Sedangkan untuk menari topeng untuk belajar atau sekadar ingin menari saja, Aeri Rasinah mengatakan, tidak apa-apa bila tak melewati proses ritual itu. Bahkan bisa menari salah satu dari topeng secara langsung. “Megeung itu adanya di dalam dalang. Ini dipelajari dari leluhur. Kalau penari ( biasa), itu kosong. Enggak ikut ritual. Hanya badannya saja yang gerak,” tambahnya.
Sekilas gerakan tari topeng Panji terlihat gampang karena cenderung kalem, dan tenang. Kesulitan
mementaskan topeng Panji terletak pada tariannya yang bertolak belakang dengan alunan musik. Hal itu ditujukan agar selaras dengan sifat topeng Panji.
“Elemen Panji itu harus ada tari dan musik, serta ajeg badan yang harus dipelajari. Kalau (topeng) yang lain ke kanan-kiri dan loncat, kalau Panji harus pandai menahan emosi, menahan pernapasan, tapi badan kita tetap berjalan dengan konsentrasi baik pada musik demi menyatukan diri kepada alam, dan Tuhan,” jelas Aerli.
Selain itu, karakter atau sifat topeng juga bisa disesuaikan dengan beberapa tokoh dalam tarian berjenis lakon, atau cerita. Umumnya, kesenian topeng jenis lakon ada di sekitar Karawang, Bekasi, dan Bogor, dengan menggunakan cerita wayang seperti Ramayana dan Mahabharata, hingga kisah keseharian masyarakat.
Topeng yang menantang zaman
Meski tari topeng sangat populer berkat teknologi, Aerli Rasinah mengakui upaya pelestariannya sangat berat.
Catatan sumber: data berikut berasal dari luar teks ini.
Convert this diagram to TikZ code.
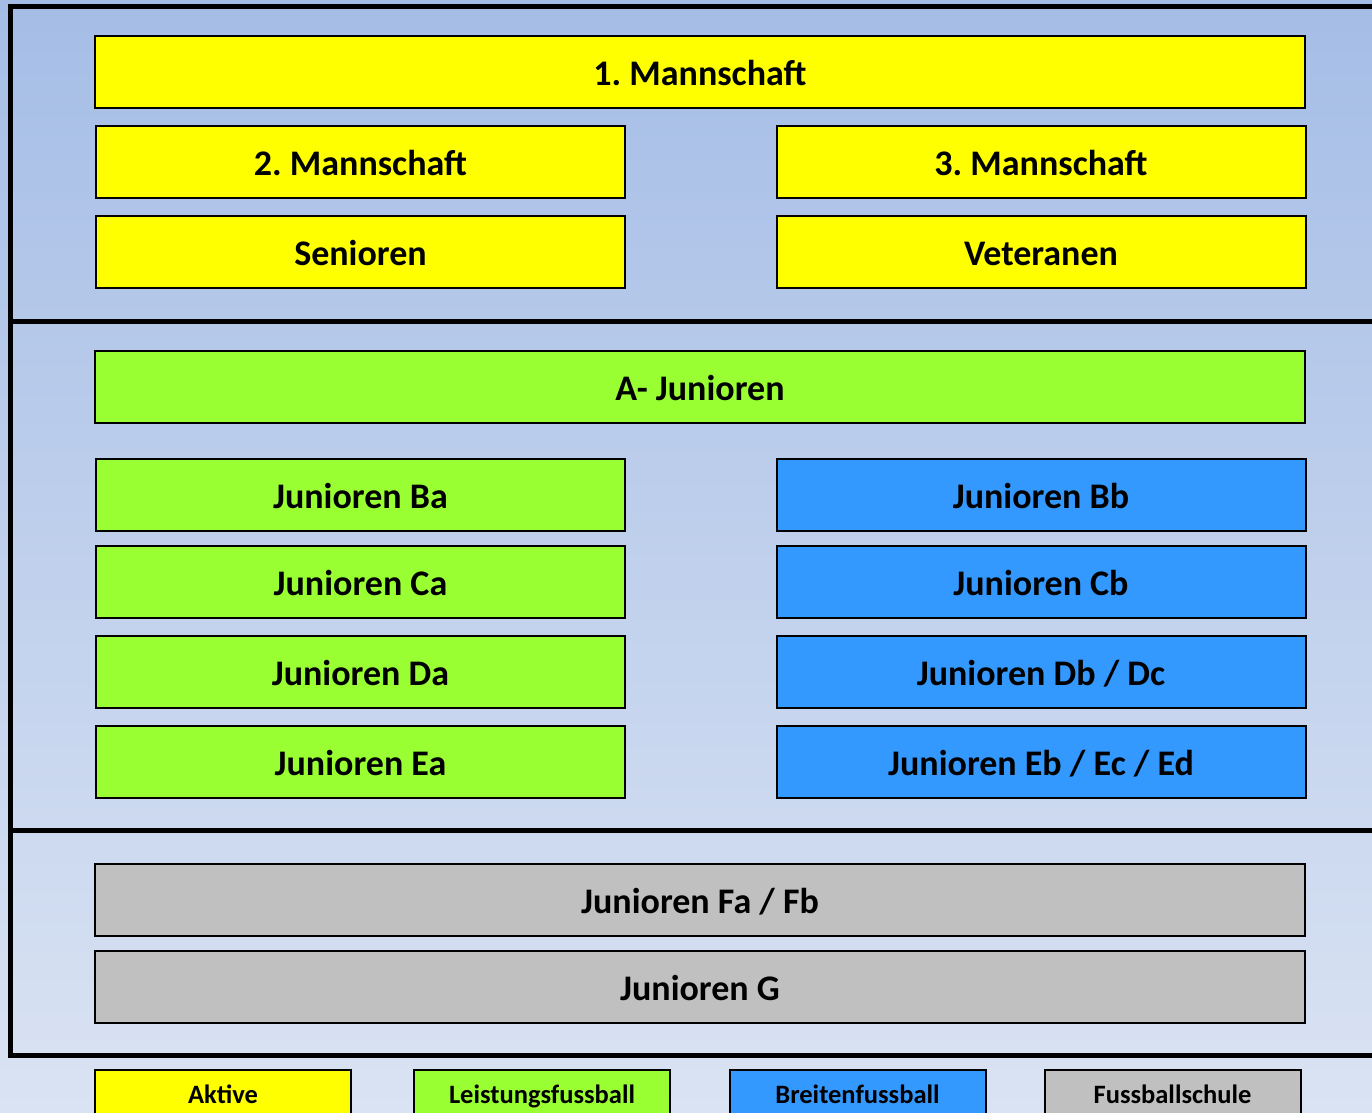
\documentclass[tikz,border=0pt]{standalone}
\usepackage{fontspec}
\setmainfont{Carlito}
\definecolor{bgtop}{RGB}{165,189,230}
\definecolor{bgbot}{RGB}{218,227,243}
\definecolor{cyel}{RGB}{255,255,0}
\definecolor{cgrn}{RGB}{153,255,51}
\definecolor{cblu}{RGB}{51,153,255}
\definecolor{cgry}{RGB}{192,192,192}
\tikzset{
  box/.style={draw=black, line width=2pt, rectangle, inner sep=0pt, minimum height=72pt,
    font=\fontsize{36}{42}\selectfont\bfseries, text=black},
  wide/.style={box, minimum width=1210pt},
  half/.style={box, minimum width=529pt},
  lbl/.style={font=\fontsize{36}{42}\selectfont\bfseries, text=black, anchor=base},
  leg/.style={draw=black, line width=2pt, rectangle, inner sep=0pt, minimum width=256pt, minimum height=60pt},
  legtext/.style={font=\fontsize{26.5}{31}\selectfont\bfseries, text=black, anchor=base},
  frame/.style={line width=5pt, black}
}
\begin{document}
\begin{tikzpicture}[x=1pt,y=-1pt]
\useasboundingbox (0,0) rectangle (1372,1112);
\shade[top color=bgtop, bottom color=bgbot] (0,0) rectangle (1372,1112);
\begin{scope}
\clip (0,0) rectangle (1372,1112);
% frame
\draw[frame] (1400,6) -- (10,6) -- (10,1055) -- (1400,1055);
\draw[frame] (10,321) -- (1400,321);
\draw[frame] (10,830) -- (1400,830);
% top section
\node[wide, fill=cyel] (m1) at (700,72) {};
\node[half, fill=cyel] (m2) at (360.5,162) {};
\node[half, fill=cyel] (m3) at (1041,162) {};
\node[half, fill=cyel] (sen) at (360.5,252) {};
\node[half, fill=cyel] (vet) at (1041,252) {};
% middle
\node[wide, fill=cgrn] (aj) at (700,387) {};
\node[half, fill=cgrn] (ba) at (360.5,495) {};
\node[half, fill=cblu] (bb) at (1041,495) {};
\node[half, fill=cgrn] (ca) at (360.5,582) {};
\node[half, fill=cblu] (cb) at (1041,582) {};
\node[half, fill=cgrn] (da) at (360.5,672) {};
\node[half, fill=cblu] (db) at (1041,672) {};
\node[half, fill=cgrn] (ea) at (360.5,762) {};
\node[half, fill=cblu] (eb) at (1041,762) {};
% bottom
\node[wide, fill=cgry] (fa) at (700,900) {};
\node[wide, fill=cgry] (g) at (700,987) {};
% labels (slightly below box centre, as in the reference)
\foreach \n/\t in {m1/{1. Mannschaft}, m2/{2. Mannschaft}, m3/{3. Mannschaft},
  sen/Senioren, vet/Veteranen, aj/{A- Junioren},
  ba/{Junioren Ba}, bb/{Junioren Bb}, ca/{Junioren Ca}, cb/{Junioren Cb},
  da/{Junioren Da}, db/{Junioren Db / Dc}, ea/{Junioren Ea}, eb/{Junioren Eb / Ec / Ed},
  fa/{Junioren Fa / Fb}, g/{Junioren G}}
  \node[lbl] (\n-t) at ([yshift=-13pt]\n.center) {\frenchspacing\t};
% legend
\node[leg, fill=cyel] (l1) at (223,1100) {};
\node[leg, fill=cgrn] (l2) at (542,1100) {};
\node[leg, fill=cblu] (l3) at (857.5,1100) {};
\node[leg, fill=cgry] (l4) at (1172.5,1100) {};
\node[legtext] (t1) at (223,1103) {Aktive};
\node[legtext] (t2) at (542,1103) {Leistungsfussball};
\node[legtext] (t3) at (857.5,1103) {Breitenfussball};
\node[legtext] (t4) at (1172.5,1103) {Fussballschule};
\end{scope}
\end{tikzpicture}
\end{document}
Bukan karena kurangnya minat, sebab banyak pula anak-anak muda yang ingin turut mempelajarinya.
Tantangannya sendiri adalah regenerasi untuk menjadi dalang atau sosok ikon selanjutnya jika ia tiada.
Sebetulnya, untuk menentukan siapa dalang generasi selanjutnya sudah tampak tandanya pada keponakan dan cucunya. Penampakan itu sudah muncul sejak mereka berusia belia, tetapi Aerli enggan menyampaikan siapa itu.
Alasannya, meski anak itu mempunyai tanda, belum tentu hatinya ingin mengikuti tradisi, sehingga membiarkannya saja agar tak memaksa kehendak.
“Karena setiap orang punya kehendak untuk hidup. Jika ingin membuatnya tertarik harus pelanpelan. Beda masa tentu beda metode,” ujar Aerli memaparkan rencananya.
“Mimi Rasinah dulu pada saya harus begini-begini. Kalau saya akan pelan-pelan dan harus sabar menghadapi anak seperti apa, psikologinya seperti apa, dan enggak mau pakai metode yang sama persis dengan Mimi Rasinah. Mereka punya hak dan cita-cita. Tanda itu hanya jadi bidikan.”
Beda nasib dengan Aerli Rasinah untuk tari topeng gaya Indramayu, Nani Sawitri dengan gaya Losari terancam dari luar komunitasnya. Endang menyampaikan, kondisi tari topeng yang dibawa Nani terusik oleh kalangan penganut agama Islam.
“Padahal tari topeng itu media penyebaran agama Islam. Keadaan Nani itu, orang-orang sekitar tidak menerima karena anggapan musyrik, ya tidak hanya tari topengnya saja, tetapi juga wayang,” papar Endang yang memang kerap berjejaring dengan pegiat tari topeng lainnya.
“Kesenian itu dianggap Hindu, padahal nilai-nilainya melebur untuk kearifan lokal karena bersumber dari Cirebon.”
Endang berpendapat, cara mempertahankan tari topeng ini harus lewat pendidikan karakter dan kebudayaan di sekolah. Guru hingga kepala dinas harus bisa menjaga kebudayaan daerah masing-masing, terutama tari topeng lewat UU tentang Pemajuan Kebudayaan tahun 2017.
“Bisa bertahan, tinggal peran guru-guru orangtua yang melestarikan, dan memilah mana yang lokal tapi nilainya bisa mengglobal. Banyak tari-tarian kita yang diambil nilai-nilainya oleh orang lain,” papar Endang.
Ia mengambil contoh pada kelompok orkestra gamelan yang populer di Amerika Serikat. “Masak di Amerika grupnya bisa lebih 500 grup? Mereka lebih menghargai orkes kita yang terdengar tenang -- yang justru tidak menggambarkan nilai-nilai Barat.”